**PROBLEM TO SOLVE**: Retype exactly the lines from the first one through the line with "from bokeh.resources import INLINE", including both ends; skip any pictures.

**PROVIDED MATERIAL**:

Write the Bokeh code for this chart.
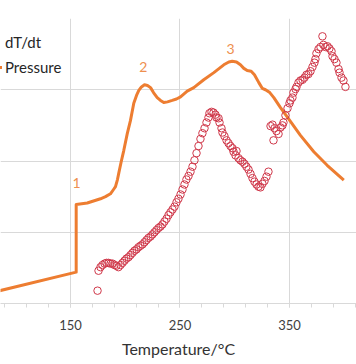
from bokeh.plotting import figure
from bokeh.models import Range1d, FixedTicker, Legend, LegendItem
from bokeh.core.properties import value
from bokeh.embed import file_html
from bokeh.resources import INLINE

# Pressure curve (temperature in °C, pressure in relative units)
p_temp = [80.0, 155.2, 155.2, 165.3, 177.4, 182.0, 186.5, 189.3, 191.1, 192.9, 194.1,
          196.3, 198.7, 201.8, 204.8, 207.8, 210.3, 212.4, 214.8, 217.6, 220.3,
          223.1, 225.8, 229.2, 232.2, 235.2, 238.6, 242.9, 246.8, 250.5, 256.6,
          262.6, 271.7, 280.9, 290.0, 294.6, 297.7, 301.6, 305.2, 308.3, 311.4,
          315.0, 318.0, 322.0, 325.1, 328.1, 332.0, 335.7, 341.8, 347.9, 360.0,
          372.2, 384.4, 399.6]
p_val = [0.16, 0.44, 1.39, 1.41, 1.47, 1.50, 1.54, 1.60, 1.64, 1.74, 1.83,
         1.99, 2.15, 2.38, 2.57, 2.81, 2.92, 2.99, 3.04, 3.07, 3.06,
         3.03, 2.96, 2.89, 2.85, 2.82, 2.83, 2.85, 2.87, 2.90, 2.98,
         3.03, 3.14, 3.24, 3.35, 3.39, 3.40, 3.39, 3.35, 3.30, 3.27,
         3.26, 3.21, 3.10, 3.02, 3.00, 2.96, 2.89, 2.75, 2.62, 2.36,
         2.13, 1.94, 1.73]

# dT/dt scatter (temperature in °C, dT/dt in relative units)
d_temp = [174.7, 175.6, 177.4, 179.2, 181.1, 182.9, 184.7, 186.5, 188.4, 190.2, 192.0,
          193.8, 195.7, 197.5, 199.3, 201.1, 203.0, 204.8, 206.6, 208.4, 210.3,
          212.1, 213.9, 215.8, 217.6, 219.4, 221.2, 223.1, 224.9, 226.7, 228.5,
          230.4, 232.2, 234.0, 235.8, 237.7, 239.5, 241.3, 243.2, 245.0, 246.8,
          248.6, 250.5, 252.3, 254.1, 255.9, 257.8, 259.6, 261.4, 263.2, 265.1,
          266.9, 268.7, 270.5, 272.4, 274.2, 276.0, 276.9, 278.8, 280.6, 282.4,
          283.3, 285.2, 286.1, 287.9, 288.8, 290.6, 292.5, 294.3, 296.1, 297.9,
          298.9, 300.7, 301.6, 303.4, 305.2, 307.1, 308.9, 310.7, 312.6, 314.4,
          316.2, 318.0, 319.9, 321.7, 323.5, 325.3, 327.2, 329.0, 330.8,
          332.7, 334.5, 336.3, 335.4, 338.1, 340.0, 341.8, 343.6, 344.5, 346.3,
          348.2, 350.0, 350.9, 352.7, 353.6, 355.5, 356.4, 358.2, 360.0, 361.9,
          363.7, 365.5, 367.3, 369.2, 371.0, 372.8, 373.7, 374.6, 376.5, 378.3,
          380.1, 381.0, 382.9, 384.7, 386.5, 388.4, 389.3, 391.1, 392.9, 394.8,
          395.7, 397.5, 399.3, 401.1]
d_val = [0.18, 0.46, 0.51, 0.54, 0.56, 0.57, 0.57, 0.56, 0.56, 0.54, 0.53,
         0.51, 0.54, 0.57, 0.60, 0.63, 0.65, 0.68, 0.71, 0.74, 0.76,
         0.79, 0.81, 0.83, 0.86, 0.89, 0.92, 0.94, 0.97, 1.00, 1.03,
         1.06, 1.08, 1.11, 1.15, 1.19, 1.24, 1.28, 1.32, 1.36, 1.42,
         1.47, 1.53, 1.60, 1.67, 1.74, 1.79, 1.85, 1.92, 2.01, 2.11,
         2.21, 2.31, 2.39, 2.46, 2.54, 2.61, 2.67, 2.69, 2.68, 2.65,
         2.61, 2.60, 2.54, 2.46, 2.40, 2.35, 2.29, 2.25, 2.21, 2.18,
         2.13, 2.08, 2.14, 2.04, 2.01, 1.99, 1.96, 1.92, 1.88, 1.82,
         1.76, 1.71, 1.67, 1.64, 1.63, 1.68, 1.72, 1.78, 1.85,
         2.49, 2.51, 2.46, 2.29, 2.42, 2.38, 2.47, 2.50, 2.54, 2.64,
         2.74, 2.81, 2.85, 2.89, 2.96, 3.01, 3.04, 3.10, 3.13, 3.14,
         3.17, 3.21, 3.22, 3.26, 3.32, 3.38, 3.43, 3.51, 3.57, 3.60,
         3.75, 3.63, 3.60, 3.61, 3.58, 3.54, 3.47, 3.43, 3.38, 3.29,
         3.24, 3.17, 3.13, 3.04]

# Stage labels on the pressure curve
stage_text = ["1", "2", "3"]
stage_temp = [155.5, 216.4, 296.1]
stage_val = [1.69, 3.32, 3.57]

x_ticks = [150, 250, 350]
x_minor = [90, 110, 130, 150, 170, 190, 210, 230, 250, 270, 290, 310, 330, 350, 370, 390, 410]

FONT = "Lato"
ORANGE = "#ED7D31"

p = figure(width=356, height=364, output_backend="svg", toolbar_location=None,
           x_range=Range1d(86.08, 411.2), y_range=Range1d(0, 4),
           y_axis_location=None,
           min_border_left=0, min_border_right=0, min_border_top=18, min_border_bottom=61)
p.outline_line_color = None
p.background_fill_color = "white"
p.border_fill_color = "white"

xa = p.xaxis[0]
xa.ticker = FixedTicker(ticks=x_ticks, minor_ticks=x_minor)
xa.axis_label = "Temperature/°C"
xa.axis_label_text_font = FONT
xa.axis_label_text_font_size = "16px"
xa.axis_label_text_font_style = "normal"
xa.axis_label_text_color = "#333333"
xa.axis_label_standoff = 6
xa.major_label_text_font = FONT
xa.major_label_text_font_size = "13px"
xa.major_label_text_color = "#404040"
xa.major_label_standoff = 12
xa.axis_line_color = "#d9d9d9"
xa.major_tick_line_color = "#d9d9d9"
xa.minor_tick_line_color = "#d9d9d9"
xa.major_tick_in = 0
xa.major_tick_out = 4
xa.minor_tick_in = 0
xa.minor_tick_out = 4

p.xgrid.grid_line_color = "#d9d9d9"
p.ygrid.grid_line_color = "#d9d9d9"
p.ygrid.ticker = FixedTicker(ticks=[0, 1, 2, 3, 4])

r_pres = p.line(p_temp, p_val, line_color=ORANGE, line_width=3, line_join="round")
r_dtdt = p.scatter(d_temp, d_val, marker="circle", size=7.5, fill_color=None,
                   line_color="#D0384A", line_width=1)

p.text(stage_temp, stage_val, text=stage_text, text_font=value(FONT),
       text_font_size="14px", text_color="#EE8F4F",
       text_align="center", text_baseline="middle")

legend = Legend(items=[LegendItem(label="dT/dt", renderers=[r_dtdt]),
                       LegendItem(label="Pressure", renderers=[r_pres])],
                location=(-18, 226), padding=0, margin=0, spacing=5,
                glyph_width=20, glyph_height=20, label_height=20,
                label_standoff=3,
                label_text_font=FONT, label_text_font_size="15px",
                label_text_color="#262626",
                border_line_color=None, background_fill_alpha=0)
p.add_layout(legend)

open("out.html", "w").write(file_html(p, INLINE))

**RESULT FOR THIS TASK**:
Write the Bokeh code for this chart.
from bokeh.plotting import figure
from bokeh.models import Range1d, FixedTicker, Legend, LegendItem
from bokeh.core.properties import value
from bokeh.embed import file_html
from bokeh.resources import INLINE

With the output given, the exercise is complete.